The Hopper College Window Commission Committee has completed its work. The information below is retained for those interested in learning about the history and background of the committee’s work.
Yale University is accepting nominations or self-nominations of artists to create new sets of windows on two sites at Grace Hopper College, one of Yale’s fourteen residential colleges. The residential college system, a distinctive feature of Yale College, fosters a sense of spirit and allegiance at Yale by housing undergraduates in communities that contain their own dining hall, library, common room, and artistic and athletic facilities. Decorative windows have been incorporated into many of the campus’s academic and residential buildings, including works by leading figures in the medium: Louis Comfort Tiffany, John La Farge, and G. Owen Bonawit. The university has a long-held tradition of integrating art and architecture.
The Hopper College Windows committee seeks one or two artists to design windows to replace two sets of pictorial windows that have been removed from the college.
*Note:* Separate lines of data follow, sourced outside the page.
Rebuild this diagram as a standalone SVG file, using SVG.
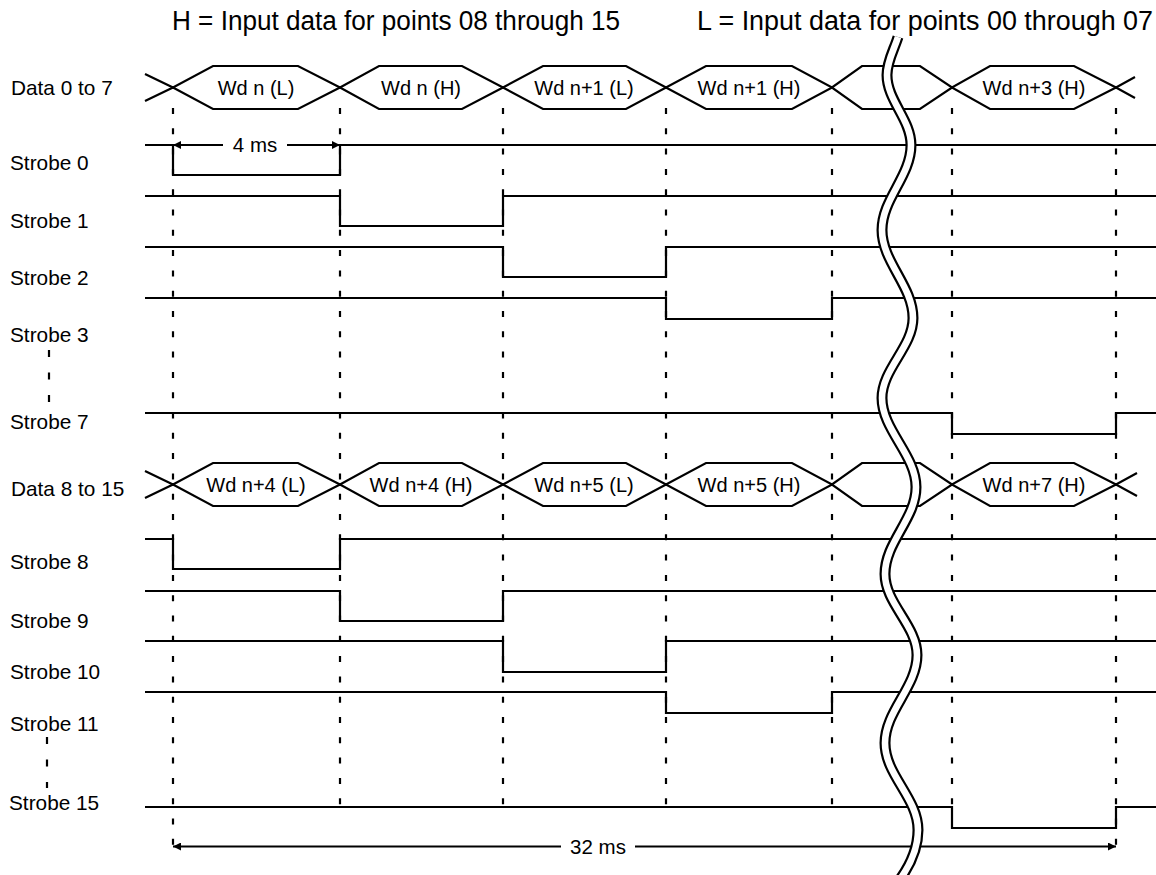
<svg xmlns="http://www.w3.org/2000/svg" width="1156" height="875" viewBox="0 0 1156 875">
<defs>
<style>
.w{fill:none;stroke:#000;stroke-width:2.2;stroke-linejoin:miter}
.d{fill:none;stroke:#000;stroke-width:2.2;stroke-dasharray:6 14.3}
.ld{fill:none;stroke:#000;stroke-width:2.2;stroke-dasharray:7 15.5}
text{font-family:"Liberation Sans",Arial,Helvetica,sans-serif;fill:#000}
.lb{font-size:20.8px}
.hx{font-size:20px;text-anchor:middle}
.tt{font-size:27px}
.dim{font-size:20.5px;text-anchor:middle}
</style>
<marker id="ah" viewBox="0 0 10 10" refX="10" refY="5" markerWidth="8" markerHeight="8" markerUnits="userSpaceOnUse" orient="auto-start-reverse">
<path d="M0,0 L10,5 L0,10 z" fill="#000"/>
</marker>
</defs>
<rect width="1156" height="875" fill="#fff"/>

<g id="titles">
<text class="tt" x="172" y="30" textLength="448" lengthAdjust="spacingAndGlyphs">H = Input data for points 08 through 15</text>
<text class="tt" x="697" y="30" textLength="456" lengthAdjust="spacingAndGlyphs">L = Input data for points 00 through 07</text>
</g>

<g id="connectors">
<path class="d" d="M173,108 V846"/>
<path class="d" d="M340,108 V807"/>
<path class="d" d="M503,108 V807"/>
<path class="d" d="M666,108 V807"/>
<path class="d" d="M832,108 V807"/>
<path class="d" d="M952,108 V807"/>
<path class="d" d="M1116,108 V846"/>
<path class="ld" d="M49,350 V404"/>
<path class="ld" d="M47,737 V788"/>
</g>

<g id="data0to7">
<text class="lb" x="11" y="95">Data 0 to 7</text>
<path class="w" d="M145,74 L173,87.5 L213,66 L298,66 L340,87.5 L379,66 L462,66 L503,87.5 L543,66 L626,66 L666,87.5 L706,66 L792,66 L832,87.5 L862,66 L920,66 L952,87.5 L990,66 L1074,66 L1116,87.5 L1135,77"/>
<path class="w" d="M145,101 L173,87.5 L213,109 L298,109 L340,87.5 L379,109 L462,109 L503,87.5 L543,109 L626,109 L666,87.5 L706,109 L792,109 L832,87.5 L862,109 L920,109 L952,87.5 L990,109 L1074,109 L1116,87.5 L1135,98"/>
<text class="hx" x="256" y="94.5">Wd n (L)</text>
<text class="hx" x="421" y="94.5">Wd n (H)</text>
<text class="hx" x="584" y="94.5">Wd n+1 (L)</text>
<text class="hx" x="749" y="94.5">Wd n+1 (H)</text>
<text class="hx" x="1034" y="94.5">Wd n+3 (H)</text>
</g>

<g id="strobe0">
<text class="lb" x="10" y="170">Strobe 0</text>
<path class="w" d="M145,145 H173 V175 H340 V145 H1156"/>
</g>
<g id="dim4ms">
<path class="w" d="M223,145 H173" marker-end="url(#ah)"/>
<path class="w" d="M287,145 H340" marker-end="url(#ah)"/>
<text class="dim" x="255" y="152">4 ms</text>
</g>
<g id="strobe1">
<text class="lb" x="10" y="228">Strobe 1</text>
<path class="w" d="M145,196 H340 V226 H503 V196 H1156"/>
</g>
<g id="strobe2">
<text class="lb" x="10" y="285">Strobe 2</text>
<path class="w" d="M145,247 H503 V277 H666 V247 H1156"/>
</g>
<g id="strobe3">
<text class="lb" x="10" y="342">Strobe 3</text>
<path class="w" d="M145,298 H666 V319 H832 V298 H1156"/>
</g>
<g id="strobe7">
<text class="lb" x="10" y="429">Strobe 7</text>
<path class="w" d="M145,413 H952 V434 H1116 V413 H1156"/>
</g>

<g id="data8to15">
<text class="lb" x="11" y="496">Data 8 to 15</text>
<path class="w" d="M145,471 L173,484.5 L213,463 L298,463 L340,484.5 L379,463 L462,463 L503,484.5 L543,463 L626,463 L666,484.5 L706,463 L792,463 L832,484.5 L862,463 L920,463 L952,484.5 L990,463 L1074,463 L1116,484.5 L1137,473"/>
<path class="w" d="M145,498 L173,484.5 L213,506 L298,506 L340,484.5 L379,506 L462,506 L503,484.5 L543,506 L626,506 L666,484.5 L706,506 L792,506 L832,484.5 L862,506 L920,506 L952,484.5 L990,506 L1074,506 L1116,484.5 L1137,496"/>
<text class="hx" x="256" y="491.5">Wd n+4 (L)</text>
<text class="hx" x="421" y="491.5">Wd n+4 (H)</text>
<text class="hx" x="584" y="491.5">Wd n+5 (L)</text>
<text class="hx" x="749" y="491.5">Wd n+5 (H)</text>
<text class="hx" x="1034" y="491.5">Wd n+7 (H)</text>
</g>

<g id="strobe8">
<text class="lb" x="10" y="569">Strobe 8</text>
<path class="w" d="M145,539 H173 V569 H340 V539 H1156"/>
</g>
<g id="strobe9">
<text class="lb" x="10" y="628">Strobe 9</text>
<path class="w" d="M145,591 H340 V621 H503 V591 H1156"/>
</g>
<g id="strobe10">
<text class="lb" x="10" y="679">Strobe 10</text>
<path class="w" d="M145,641 H503 V672 H666 V641 H1156"/>
</g>
<g id="strobe11">
<text class="lb" x="10" y="731">Strobe 11</text>
<path class="w" d="M145,692 H666 V713 H832 V692 H1156"/>
</g>
<g id="strobe15">
<text class="lb" x="9" y="810">Strobe 15</text>
<path class="w" d="M145,807 H952 V828 H1116 V807 H1156"/>
</g>

<g id="dim32ms">
<path class="w" d="M561,846.5 H173" marker-end="url(#ah)"/>
<path class="w" d="M635,846.5 H1116" marker-end="url(#ah)"/>
<text class="dim" x="598" y="854">32 ms</text>
</g>

<g id="break">
<path d="M898,37 C894,50 887,61 887,75 C887,100.5 911,119.5 911,145 C911,176 882,199 882,230 C882,262 913,286 913,318 C913,347 882,369 882,398 C882,430 916,455 916,487 C916,519 885,542 885,574 C885,603.5 917,625.5 917,655 C917,687 885,711 885,743 C885,775 918,798 918,830 C918,850 910,866 898,882" fill="none" stroke="#000" stroke-width="11"/>
<path d="M898,37 C894,50 887,61 887,75 C887,100.5 911,119.5 911,145 C911,176 882,199 882,230 C882,262 913,286 913,318 C913,347 882,369 882,398 C882,430 916,455 916,487 C916,519 885,542 885,574 C885,603.5 917,625.5 917,655 C917,687 885,711 885,743 C885,775 918,798 918,830 C918,850 910,866 898,882" fill="none" stroke="#fff" stroke-width="6.6"/>
</g>
</svg>
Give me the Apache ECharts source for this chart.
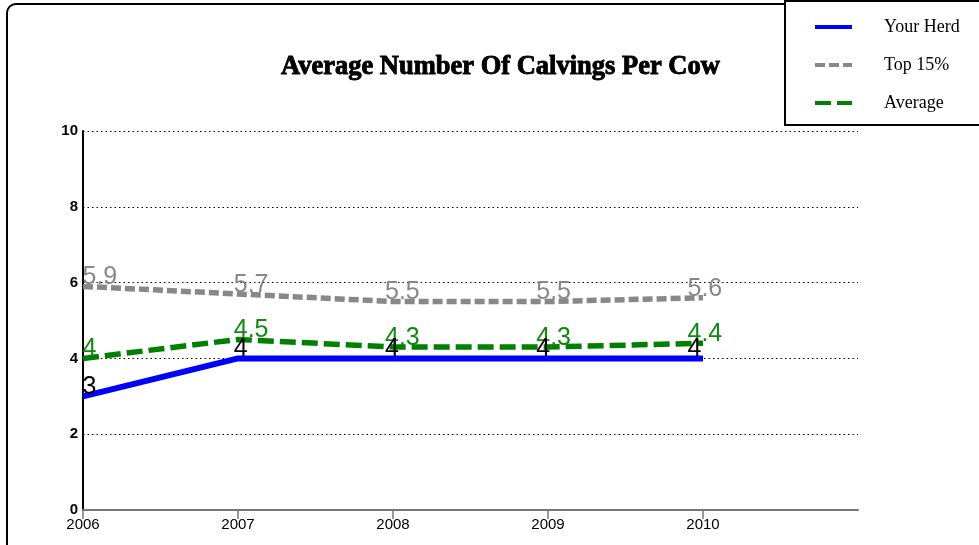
<!DOCTYPE html>
<html>
<head>
<meta charset="utf-8">
<script src="https://cdn.jsdelivr.net/npm/echarts@6/dist/echarts.min.js"></script>
<style>html,body{margin:0;padding:0;background:#fff;}#c{width:979px;height:545px;}</style>
</head>
<body>
<div id="c"></div>
<script>
const years = [2006, 2007, 2008, 2009, 2010];
const yourHerd = [3, 4, 4, 4, 4];
const top15 = [5.9, 5.7, 5.5, 5.5, 5.6];
const average = [4, 4.5, 4.3, 4.3, 4.4];
const yTicks = [0, 2, 4, 6, 8, 10];

const pairs = arr => years.map((y, i) => [y, arr[i]]);
const chart = echarts.init(document.getElementById('c'));
const SERIF = "'Liberation Serif', 'Times New Roman', serif";
const SANS = "'Liberation Sans', Arial, sans-serif";

function labelSeries(name, arr, color) {
  return {
    name: name + ' labels', type: 'line', xAxisIndex: 1, data: pairs(arr),
    symbol: 'circle', symbolSize: 1, showSymbol: true,
    lineStyle: { width: 0, color: 'transparent' }, itemStyle: { color: 'transparent', borderWidth: 0 },
    silent: true, z: 5,
    label: { show: true, position: 'right', distance: 0, offset: [-1, -9],
      color: color, fontFamily: SANS, fontSize: 25,
      formatter: p => String(p.value[1]) }
  };
}

chart.setOption({
  backgroundColor: '#fff',
  animation: false,
  title: {
    text: 'Average Number Of Calvings Per Cow', left: 276, top: 49,
    textStyle: { fontFamily: SERIF, fontWeight: 700, fontSize: 26.5, color: '#000',
      textBorderColor: '#000', textBorderWidth: 0.9 }
  },
  legend: {
    data: ['Your Herd', 'Top 15%', 'Average'],
    orient: 'vertical', left: 785, top: 1,
    padding: [17, 30, 13, 28],
    itemWidth: 37, itemHeight: 18, itemGap: 20,
    itemStyle: { opacity: 0 },
    lineStyle: { width: 4 },
    borderColor: '#000', borderWidth: 2, backgroundColor: '#fff',
    textStyle: { fontFamily: SERIF, fontSize: 18, color: '#000', padding: [0, 0, 0, 27] }
  },
  graphic: [{
    type: 'rect', z: -10, silent: true,
    shape: { x: 7, y: 4, width: 1000, height: 600, r: 9 },
    style: { fill: 'none', stroke: '#000', lineWidth: 2 }
  }],
  grid: { left: 83, right: 121, top: 131, bottom: 35 },
  xAxis: [{
    type: 'value', min: 2006, max: 2011, interval: 1,
    axisLine: { show: true, lineStyle: { color: '#777', width: 2 } },
    axisTick: { show: true, length: 9, customValues: years, lineStyle: { color: '#777', width: 1.5 } },
    axisLabel: { customValues: years, margin: 7, color: '#000', fontFamily: SANS, fontSize: 15,
      formatter: v => String(v) },
    splitLine: { show: false }
  }, {
    type: 'value', min: 2006, max: 2011.124, show: false
  }],
  yAxis: {
    type: 'value', min: 0, max: 10, interval: 2,
    axisLine: { show: true, lineStyle: { color: '#000', width: 2 } },
    axisTick: { show: false },
    axisLabel: { margin: 5, color: '#000', fontWeight: 'bold', fontFamily: SANS, fontSize: 15 },
    splitLine: { show: true, lineStyle: { color: '#000', width: 1, type: [1.5, 3] } }
  },
  series: [
    { name: 'Top 15%', type: 'line', data: pairs(top15), symbol: 'none', color: '#888888',
      lineStyle: { color: '#888888', width: 5.5, type: [10, 4] }, z: 3 },
    { name: 'Average', type: 'line', data: pairs(average), symbol: 'none', color: '#008000',
      lineStyle: { color: '#008000', width: 5.5, type: [16, 6] }, z: 3 },
    { name: 'Your Herd', type: 'line', data: pairs(yourHerd), symbol: 'none', color: '#0000ff',
      lineStyle: { color: '#0000ff', width: 6 }, z: 2 },
    labelSeries('Top 15%', top15, '#888888'),
    labelSeries('Average', average, '#118811'),
    labelSeries('Your Herd', yourHerd, '#000000')
  ]
});
</script>
</body>
</html>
These windows depicted scenes from the antebellum American South and scenes from the life of the residential college’s previous namesake, John C. Calhoun (1804 B.A., 1822 LL.D.), and included images of slaves. Effective July 1, 2017, John Calhoun’s name has been replaced with that of Admiral Grace Murray Hopper. A trailblazing computer scientist, brilliant mathematician and teacher, and dedicated public servant, Grace Hopper received a master’s degree (1930) and a Ph.D. (1934) in mathematics from Yale.
The first set of windows in the common room had presented a pictorial timeline of John Calhoun’s life. This stand-alone site presents an opportunity to honor and celebrate the legacy of Grace Hopper’s life.
The second set of windows in the dining hall, of which only a portion has been removed, glorify the antebellum South and idealize rural American life more generally. This integrated site presents an opportunity to confront, not erase, the college’s history, a motivation exemplified by the renaming of the college and the removal of the original windows. The dining hall is named for Roosevelt Thompson ’84, an African American alumnus of the college who had been named a Rhodes Scholar and was killed in a traffic accident during his senior year.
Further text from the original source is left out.